The company was incorporated by guarantee on 14 September 1989. It has no share capital and is a registered charity. The liability of each member of the company in the event of its winding up is limited to £1 per member. At 31 March 2022, the company had 19 members. 

The governing document is the Memorandum and Articles of Association of the company, and members of the Board of Trustees are the directors of the company. 

## _Trustees_ 

In accordance with the Articles of Association directors are elected by the members in General Meeting; in addition, the directors may co-opt additional Board members either to fill vacancies or to add to their numbers. 

When seeking new members, the directors try to attract members with relevant skills and experience whilst ensuring that there is appropriate diversity amongst their number in terms both of professional background and representation from each of the various stakeholder groups with which CEDR engages (these include mediators, the legal profession, business and the public sector). Because of their professional background, new trustees generally already have a working knowledge or experience of the ADR field, but they all undertake an induction process based largely on briefings by briefings by senior executives; additional training is available where appropriate. 

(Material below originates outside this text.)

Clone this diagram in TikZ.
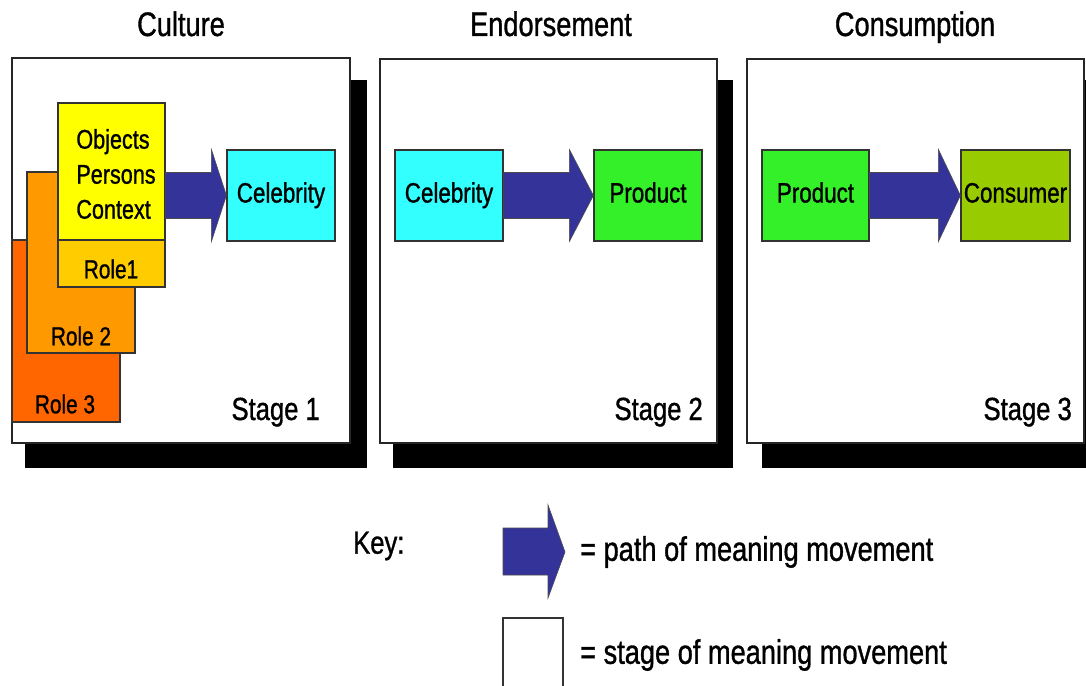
\documentclass[tikz,border=0pt]{standalone}
\usepackage{fontspec}
\setmainfont{Liberation Sans}[FakeStretch=0.8,FakeBold=1]
\usetikzlibrary{calc}
\definecolor{arrowblue}{RGB}{51,51,153}
\definecolor{celebcyan}{RGB}{51,255,255}
\definecolor{prodgreen}{RGB}{51,240,40}
\definecolor{consgreen}{RGB}{153,204,0}
\definecolor{objyellow}{RGB}{255,255,0}
\definecolor{roleone}{RGB}{255,204,0}
\definecolor{roletwo}{RGB}{255,153,0}
\definecolor{rolethree}{RGB}{255,102,0}
\newcommand\meaningarrow[3]{%
  \fill[arrowblue, draw=black!70, line width=0.6pt]
    let \p1=(#1.east), \p2=(#2.west) in
    (\x1,\y2+23pt) -- (\x2-#3pt,\y2+23pt) -- (\x2-#3pt,\y2+46pt) -- (\x2,\y2)
    -- (\x2-#3pt,\y2-46pt) -- (\x2-#3pt,\y2-23pt) -- (\x1,\y2-23pt) -- cycle;}
\begin{document}
\begin{tikzpicture}[x=1pt,y=-1pt,
  frame/.style={draw=black!85, fill=white, line width=1.2pt, inner sep=0pt},
  shadowbox/.style={fill=black},
  colbox/.style={draw=black!80, line width=1.2pt, inner sep=0pt, minimum height=91pt,
    text height=20pt, text depth=6pt, font=\fontsize{28}{32}\selectfont},
  rolebox/.style={draw=black!80, line width=1.2pt, inner sep=0pt},
  roletext/.style={font=\fontsize{26}{30}\selectfont, inner sep=0pt},
  titletext/.style={font=\fontsize{34}{38}\selectfont, inner sep=0pt, anchor=base},
  stagetext/.style={font=\fontsize{32}{36}\selectfont, inner sep=0pt, anchor=base east},
  keytext/.style={font=\fontsize{34}{38}\selectfont, inner sep=0pt, anchor=west}]
\useasboundingbox (0,0) rectangle (1086,685);
\fill[white] (0,0) rectangle (1086,685);

% titles
\node[titletext] (t1) at (181,36) {Culture};
\node[titletext] (t2) at (551,36) {Endorsement};
\node[titletext] (t3) at (915,36) {Consumption};

% shadows and frames
\fill[shadowbox] (25,80) rectangle (367,468);
\fill[shadowbox] (393,80) rectangle (733,468);
\fill[shadowbox] (762,80) rectangle (1100,468);
\node[frame, minimum width=338pt, minimum height=385pt] (p1) at (181,250.5) {};
\node[frame, minimum width=337pt, minimum height=384pt] (p2) at (548.5,251) {};
\node[frame, minimum width=337pt, minimum height=384pt] (p3) at (915.5,251) {};

% stage 1 stack
\node[rolebox, fill=rolethree, minimum width=108pt, minimum height=182pt] (r3) at (66,331) {};
\node[rolebox, fill=roletwo, minimum width=108pt, minimum height=181pt] (r2) at (81,262.5) {};
\node[rolebox, fill=roleone, minimum width=107pt, minimum height=184pt] (r1) at (111.5,195) {};
\node[rolebox, fill=objyellow, minimum width=107pt, minimum height=137pt] (obj) at (111.5,171.5) {};
\node[roletext] (r3t) at (65,404) {Role 3};
\node[roletext] (r2t) at (81,336) {Role 2};
\node[roletext] (r1t) at (111,269) {Role1};
\node[font=\fontsize{27}{35}\selectfont, align=left, inner sep=0pt] (objt) at (116,174)
  {Objects\\Persons\\Context};

\node[colbox, fill=celebcyan, minimum width=108pt] (c1) at (281,195.5) {Celebrity};
\meaningarrow{obj}{c1}{15}

% stage 2
\node[colbox, fill=celebcyan, minimum width=108pt] (c2) at (449,195.5) {Celebrity};
\node[colbox, fill=prodgreen, minimum width=108pt] (pr2) at (648,195.5) {Product};
\meaningarrow{c2}{pr2}{24}

% stage 3
\node[colbox, fill=prodgreen, minimum width=107pt] (pr3) at (815.5,195.5) {Product};
\node[colbox, fill=consgreen, minimum width=109pt] (cons) at (1015.5,195.5) {Consumer};
\meaningarrow{pr3}{cons}{22}

% stage labels
\node[stagetext] (s1) at (320,420) {Stage 1};
\node[stagetext] (s2) at (703,420) {Stage 2};
\node[stagetext] (s3) at (1072,420) {Stage 3};

% key
\node[font=\fontsize{32}{36}\selectfont, inner sep=0pt, anchor=west] (key) at (353,546) {Key:};
\fill[arrowblue, draw=black!70, line width=0.6pt]
  (503,528) -- (548,528) -- (548,505) -- (565,552) -- (548,598) -- (548,575) -- (503,575) -- cycle;
\node[keytext] (k1) at (580,552) {= path of meaning movement};
\node[draw=black!80, line width=1.2pt, fill=white, minimum width=60pt, minimum height=90pt, inner sep=0pt]
  (ksq) at (533,663) {};
\node[keytext] (k2) at (580,655) {= stage of meaning movement};
\end{tikzpicture}
\end{document}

The directors of the company who served during the year and as at 31 March 2022 are listed on page 1 above. The Board currently consists of 9 directors, all of whom are non-executive and receive no remuneration for their services as directors, with the exception, prior to his resignation on 23 September 2021, of Dr Karl Mackie CBE and our current Chief Executive, James South, who was appointed to the Board on that same date. 

The stepping down of Karl Mackie marks the end of a period of service as a trustee and as CEDR’s first Chief Executive that goes back some 30 years. The value of his contribution both to CEDR and to the entire mediation field has been immeasurable and the Board is grateful that he will continue to support the organisation as a member of our senior leadership team. 

During the year ended 31 March 2022, the Board met on a quarterly basis to review appropriate strategic, operational, and financial matters. The Board has established Audit, Nominations and Remuneration Committees. The members of these committees are non-executive directors of the company. 

The Board ensures that it complies with the principles and recommendations set out in the updated Charity Governance Code which it regards as setting a benchmark for the high standards of governance that it intends to maintain within CEDR. A formal governance review, commenced in late 2021, has not uncovered any significant shortcomings in our practices but some aspects of our formal constitution have been found to be out-dated and we are in the course of seeking Charity Commission approval for some updating.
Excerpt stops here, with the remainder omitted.